Why should all communities have their school ethos and curriculum content determined by the lowest common denominators of drug and alcohol abuse, teenage pregnancy, violence against girls and women, revenge porn, sexting, STDs and management of crippling debt? Maybe some communities choose not to prepare their children for this life in modern Britain, preferring instead to prepare their children for an altogether different life.

Like these pupils, children at Waldorf School of the Peninsula in California have no access to computers. As one parent, a Google executive, observed, he works to ‘make technology as brain-dead easy to use as possible’ and as he doesn’t want his children to be brain dead, he sends them to a school where technology is banned. Why is it fine for Silicon Valley executives on educational grounds, but not for Jewish schools on religious grounds?

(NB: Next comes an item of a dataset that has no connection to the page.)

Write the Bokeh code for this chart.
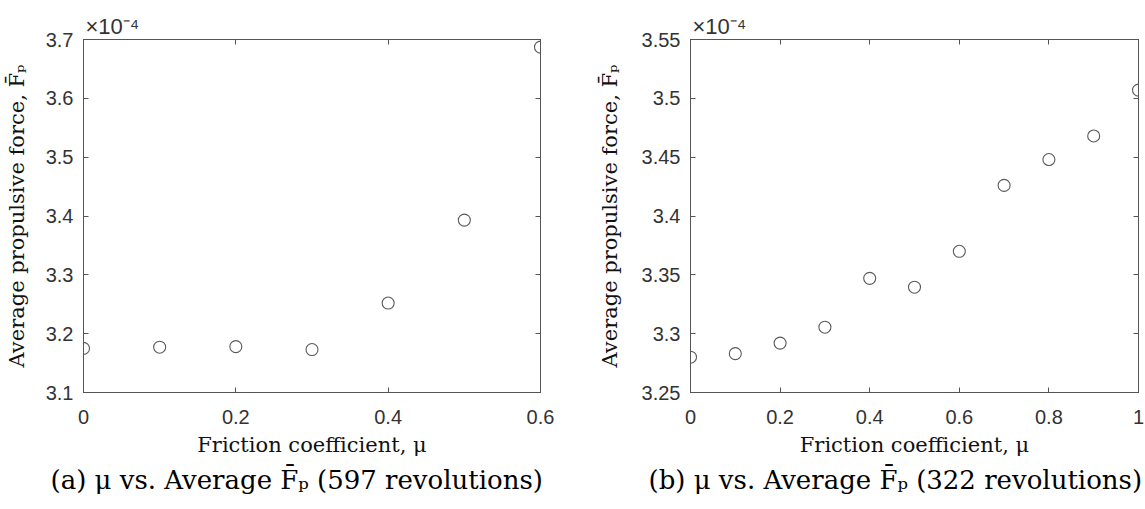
from bokeh.plotting import figure
from bokeh.layouts import row
from bokeh.models import LinearAxis, FixedTicker, Title
from bokeh.embed import file_html
from bokeh.resources import INLINE

# Panel (a): 597 revolutions, values in units of 1e-4
mu_a = [0.0, 0.1, 0.2, 0.3, 0.4, 0.5, 0.6]
fp_a = [3.175, 3.177, 3.178, 3.173, 3.252, 3.393, 3.687]
xticks_a = [0, 0.2, 0.4, 0.6]
xlabels_a = ["0", "0.2", "0.4", "0.6"]
yticks_a = [3.1, 3.2, 3.3, 3.4, 3.5, 3.6, 3.7]
ylabels_a = ["3.1", "3.2", "3.3", "3.4", "3.5", "3.6", "3.7"]

# Panel (b): 322 revolutions, values in units of 1e-4
mu_b = [0.0, 0.1, 0.2, 0.3, 0.4, 0.5, 0.6, 0.7, 0.8, 0.9, 1.0]
fp_b = [3.280, 3.283, 3.292, 3.3055, 3.347, 3.3395, 3.370, 3.426, 3.448, 3.468, 3.507]
xticks_b = [0, 0.2, 0.4, 0.6, 0.8, 1.0]
xlabels_b = ["0", "0.2", "0.4", "0.6", "0.8", "1"]
yticks_b = [3.25, 3.3, 3.35, 3.4, 3.45, 3.5, 3.55]
ylabels_b = ["3.25", "3.3", "3.35", "3.4", "3.45", "3.5", "3.55"]

AX = "#555555"
TXT = "#333333"
SANS = "Liberation Sans"
SERIF = "DejaVu Serif"


def panel(mu, fp, xt, xl, yt, yl, xr, yr, caption, width, height, borders,
          ylab_stand, cap_offset):
    left, right, top, bottom = borders
    p = figure(width=width, height=height, x_range=xr, y_range=yr,
               output_backend="svg", toolbar_location=None,
               title_location="below",
               min_border_left=left, min_border_right=right,
               min_border_top=top, min_border_bottom=bottom)
    p.grid.visible = False
    p.outline_line_color = AX
    p.outline_line_width = 1
    p.scatter(mu, fp, marker="circle", size=12, fill_color=None,
              line_color="#5a5a5a", line_width=1.1)
    for ax, ticks, labels in ((p.xaxis[0], xt, xl), (p.yaxis[0], yt, yl)):
        ax.ticker = FixedTicker(ticks=ticks)
        ax.major_label_overrides = {t: s for t, s in zip(ticks, labels)}
        ax.major_tick_in = 5
        ax.major_tick_out = 0
        ax.minor_tick_line_color = None
        ax.axis_line_color = AX
        ax.major_tick_line_color = AX
        ax.major_label_text_font = SANS
        ax.major_label_text_font_size = "20px"
        ax.major_label_text_color = TXT
        ax.axis_label_text_font = SERIF
        ax.axis_label_text_font_style = "normal"
        ax.axis_label_text_font_size = "21px"
        ax.axis_label_text_color = "#111111"
    p.xaxis[0].axis_label = "Friction coefficient, μ"
    p.yaxis[0].axis_label = "Average propulsive force, F̄ₚ"
    p.xaxis[0].major_label_standoff = 17
    p.yaxis[0].major_label_standoff = 10
    p.xaxis[0].axis_label_standoff = 6
    p.yaxis[0].axis_label_standoff = ylab_stand
    top_ax = LinearAxis(ticker=FixedTicker(ticks=xt), major_tick_in=5, major_tick_out=0,
                        minor_tick_line_color=None, axis_line_color=AX,
                        major_tick_line_color=AX, major_label_text_font_size="1px",
                        major_label_text_color=None, major_label_standoff=0)
    right_ax = LinearAxis(ticker=FixedTicker(ticks=yt), major_tick_in=5, major_tick_out=0,
                          minor_tick_line_color=None, axis_line_color=AX,
                          major_tick_line_color=AX, major_label_text_font_size="1px",
                          major_label_text_color=None, major_label_standoff=0)
    p.add_layout(top_ax, "above")
    p.add_layout(right_ax, "right")
    p.add_layout(Title(text="×10⁻⁴", align="left", offset=2, standoff=2,
                       text_font=SANS, text_font_size="22px", text_font_style="normal",
                       text_color=TXT), "above")
    p.title.text = caption
    p.title.align = "left"
    p.title.offset = cap_offset
    p.title.text_font = SERIF
    p.title.text_font_style = "normal"
    p.title.text_font_size = "26px"
    p.title.text_color = "#000000"
    p.title.standoff = 6
    return p


pa = panel(mu_a, fp_a, xticks_a, xlabels_a, yticks_a, ylabels_a, (0, 0.6), (3.1, 3.7),
           "(a) μ vs. Average F̄ₚ (597 revolutions)", 575, 509, (83, 35, 32, 117), 14, -33)
pb = panel(mu_b, fp_b, xticks_b, xlabels_b, yticks_b, ylabels_b, (0, 1.0), (3.25, 3.55),
           "(b) μ vs. Average F̄ₚ (322 revolutions)", 570, 509, (115, 7, 39, 116), 17, -42)

layout = row(pa, pb)
open("out.html", "w").write(file_html(layout, INLINE))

Is the price of life in modern Britain to be conformity to a centrally defined corporate identity, one in which communities are forcibly remodelled by the imposition of a secular ideology on their schools?

A few months ago, an Orthodox Jew told me that for centuries, Britain has been a safe place for Jews to live in peace. This struck me as odd – Jewish schools have guards, so great is the risk of anti-Semitic abuse. The level of local aggression rises and falls commensurate with rising and falling tensions between Palestine and Israel. Yet still, this is a country where Jews feel safe and welcome, able to pursue their lives without interference. For how much longer, I wonder, will that remain the case?

Since writing this post, 2 further Ofsted reports for Jewish schools have been published – the cross-communal Clore Shalom in Hertfordshire has been downgraded from ‘good’ to ‘requires improvement’ while the Orthodox Rosh Pinah school in Edgware has been downgraded from ‘good’ to ‘inadequate’. In both cases, the quality of English teaching was heavily criticised – both of these schools devote part of each school day to Hebrew studies. It appears that Ofsted’s latest strategy, following the British values fiasco, is to target Jewish schools by criticising the teaching of English.